On Thursday, sedition charges were pressed against 12 people, including six key opposition party leaders and academics who have been campaigning to amend the charter. The group held a seminar in Pattani on September 28. Speaking at the event Chalita Bandhuwong, a lecturer at the Department of Sociology and Anthropology Faculty of Social Sciences at Kasetsart University, called for the amendment of Section 1 and said the current Constitution could not resolve the prolonged political violence in the deep South. Section 1 states that Thailand is one and an indivisible Kingdom.
More than 5,000 people have been killed in 15 years of violence in the deep South provinces bordering Malaysia.

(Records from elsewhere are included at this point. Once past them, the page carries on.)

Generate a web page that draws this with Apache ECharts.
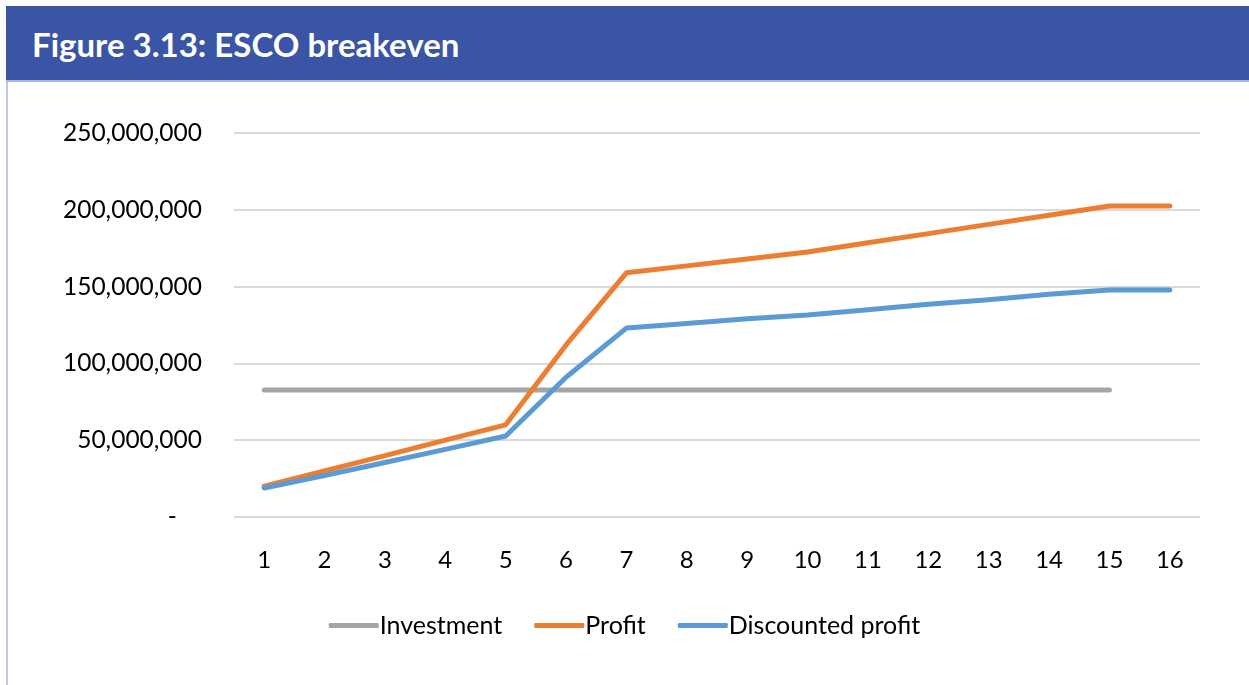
<!DOCTYPE html>
<html>
<head>
<meta charset="utf-8">
<title>Figure 3.13: ESCO breakeven</title>
<script src="https://cdn.jsdelivr.net/npm/echarts@6/dist/echarts.min.js"></script>
<style>
  html, body { margin: 0; padding: 0; background: #fff; }
  .fig { position: relative; width: 1249px; height: 685px; overflow: hidden; }
  .fig-head {
    position: absolute; left: 6px; top: 6px; right: 0; height: 76px;
    background: #3a55a5; border-bottom: 2px solid #a9b6e0;
    color: #fff; font-family: Lato, "Open Sans", sans-serif; font-weight: 700;
    font-size: 33px; line-height: 76px; padding-left: 26px; box-sizing: border-box;
  }
  .fig-border { position: absolute; left: 6px; top: 82px; bottom: 0; width: 2px; background: #c4c4f2; }
  #chart { position: absolute; left: 0; top: 0; width: 1249px; height: 685px; }
</style>
</head>
<body>
<div class="fig">
  <div class="fig-head">Figure 3.13: ESCO breakeven</div>
  <div class="fig-border"></div>
  <div id="chart"></div>
</div>
<script>
const years = ['1', '2', '3', '4', '5', '6', '7', '8', '9', '10', '11', '12', '13', '14', '15', '16']
const investment = [82.7, 82.7, 82.7, 82.7, 82.7, 82.7, 82.7, 82.7, 82.7, 82.7, 82.7, 82.7, 82.7, 82.7, 82.7, null].map(v => v == null ? null : v * 1e6)
const profit = [20, 30, 40, 50, 60, 112, 159, 163.5, 168, 172.5, 178.5, 184.5, 190.5, 196.5, 202.5, 202.5].map(v => v * 1e6)
const discounted = [18.9, 27, 35.5, 44, 52.7, 91, 123, 126, 129, 131.5, 135, 138.5, 141.5, 145, 147.8, 147.8].map(v => v * 1e6)

const font = 'Lato, "Open Sans", sans-serif'
const chart = echarts.init(document.getElementById('chart'))

const lineSeries = (name, data, color) => ({
  name,
  type: 'line',
  data,
  symbol: 'none',
  lineStyle: { color, width: 5, cap: 'round', join: 'round' },
  itemStyle: { color },
  emphasis: { disabled: true }
})

chart.setOption({
  animation: false,
  textStyle: { fontFamily: font },
  grid: { left: 234, right: 49, top: 133, height: 384, containLabel: false },
  xAxis: {
    type: 'category',
    data: years,
    boundaryGap: true,
    axisLine: { show: false },
    axisTick: { show: false },
    axisLabel: { color: '#000', fontSize: 24, margin: 31, fontFamily: font }
  },
  yAxis: {
    type: 'value',
    min: 0,
    max: 250000000,
    interval: 50000000,
    axisLine: { show: false },
    axisTick: { show: false },
    splitLine: { lineStyle: { color: '#d9d9d9', width: 2 } },
    axisLabel: {
      color: '#000', fontSize: 24.5, margin: 32, fontFamily: font,
      formatter: v => v === 0 ? '-    ' : v.toLocaleString('en-US')
    }
  },
  legend: {
    bottom: 42,
    left: 'center',
    itemWidth: 50,
    itemHeight: 5,
    itemGap: 32,
    icon: 'roundRect',
    textStyle: { color: '#000', fontSize: 25, fontFamily: font, padding: [0, 0, 0, -4] },
    data: ['Investment', 'Profit', 'Discounted profit']
  },
  series: [
    lineSeries('Investment', investment, '#a5a5a5'),
    lineSeries('Profit', profit, '#ed7d31'),
    lineSeries('Discounted profit', discounted, '#5b9bd5')
  ]
})
</script>
</body>
</html>
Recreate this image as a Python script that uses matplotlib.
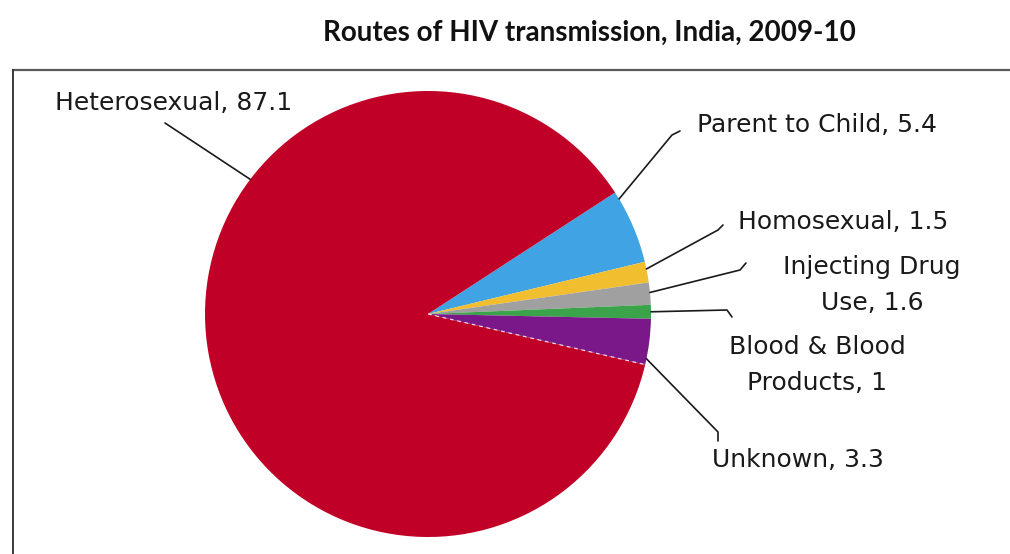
import numpy as np
import matplotlib
matplotlib.use('Agg')
import matplotlib.pyplot as plt
from matplotlib.lines import Line2D

# HIV transmission routes, India 2009-10 (percent)
routes = ['Parent to Child', 'Homosexual', 'Injecting Drug\nUse', 'Blood & Blood\nProducts',
          'Unknown', 'Heterosexual']
shares = [5.4, 1.5, 1.6, 1.0, 3.3, 87.1]
colors = ['#3FA3E4', '#F0BE2E', '#A0A0A0', '#3BA34A', '#7A1889', '#C10027']

W, H = 1010, 554
CX, CY, R = 428, 314, 223   # pie centre and radius in pixels

def px(x, y):
    # pixel position -> data units of the full-figure axes
    return ((x - CX) / R, (CY - y) / R)

fig = plt.figure(figsize=(W / 100, H / 100), dpi=100)
ax = fig.add_axes([0, 0, 1, 1])

wedges, _ = ax.pie(shares, colors=colors, startangle=33, counterclock=False,
                   wedgeprops=dict(linewidth=0))
ax.set_aspect('auto')
ax.set_xlim(-CX / R, (W - CX) / R)
ax.set_ylim(-(H - CY) / R, CY / R)
ax.axis('off')

# white dashed seam between Unknown and Heterosexual
seam = np.deg2rad(wedges[4].theta1)
ax.plot([0, np.cos(seam)], [0, np.sin(seam)], color='white', lw=0.9,
        ls=(0, (3, 3)), alpha=0.8)

# label text, where it sits, the elbow of its leader and where on the wedge it attaches
label_text = [f'{n}, {v:g}' for n, v in zip(routes, shares)]
label_pos = [(697, 125, 'left'), (738, 222, 'left'), (872, 285, 'center'),
             (817, 365, 'center'), (712, 460, 'left'), (55, 103, 'left')]
elbows = [[(672, 135), (680, 131)], [(718, 230), (723, 225)], [(740, 270), (746, 263)],
          [(727, 310), (732, 317)], [(718, 432), (718, 441)], [(165, 123)]]
attach = [0.9, 0.65, 0.55, 0.5, 0.13, 0.35]

for w, txt, (tx, ty, ha), elb, f in zip(wedges, label_text, label_pos, elbows, attach):
    ang = np.deg2rad(w.theta1 + f * (w.theta2 - w.theta1))
    pts = [(np.cos(ang), np.sin(ang))] + [px(*p) for p in elb]
    xs, ys = zip(*pts)
    ax.plot(xs, ys, color='#1a1a1a', lw=1.2, solid_capstyle='round')
    ax.text(*px(tx, ty), txt, ha=ha, va='center', fontsize=18, color='#1a1a1a',
            linespacing=1.6, family='DejaVu Sans')

# chart frame
fig.add_artist(Line2D([13 / W, 1], [1 - 70 / H, 1 - 70 / H], color='#5a5a5a', lw=1.6))
fig.add_artist(Line2D([13 / W, 13 / W], [0, 1 - 70 / H], color='#3a3a3a', lw=1.4))

fig.text(589 / W, 1 - 33 / H, 'Routes of HIV transmission, India, 2009-10',
         ha='center', va='center', fontsize=20, fontweight='bold', family='Lato',
         color='#111111')

fig.savefig('out.png', dpi=100)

Srisompop yesterday warned that the Army charge could stir hostility. “We are a democracy, so freedom of expression and difference of opinion should be acceptable,” he said. A legal battle could drag on as other parties would counter-sue the Army, he warned. To resolve the conflict in the South, participation of all parties is needed, he pointed out. “There should be a compromise among concerned parties, then it would create better conditions for solving the southern problem, he added.
Meanwhile Adison Piengkes, a spokesman for opposition leader Sompong Amornvivat, said the Army wanted to silence people similar to its action against a pro-democracy group that had called for early election. The Criminal Court recently acquitted the pro-democracy group. He said the Pheu Thai Party is considering filing a counter-suit against the Army top-brass.
“We, however, want Prime Minister General Prayut Chan-o-cha and Deputy Prime Minister Prawit Wongsuwan to stop using legal tools to silence the opposition,” he added.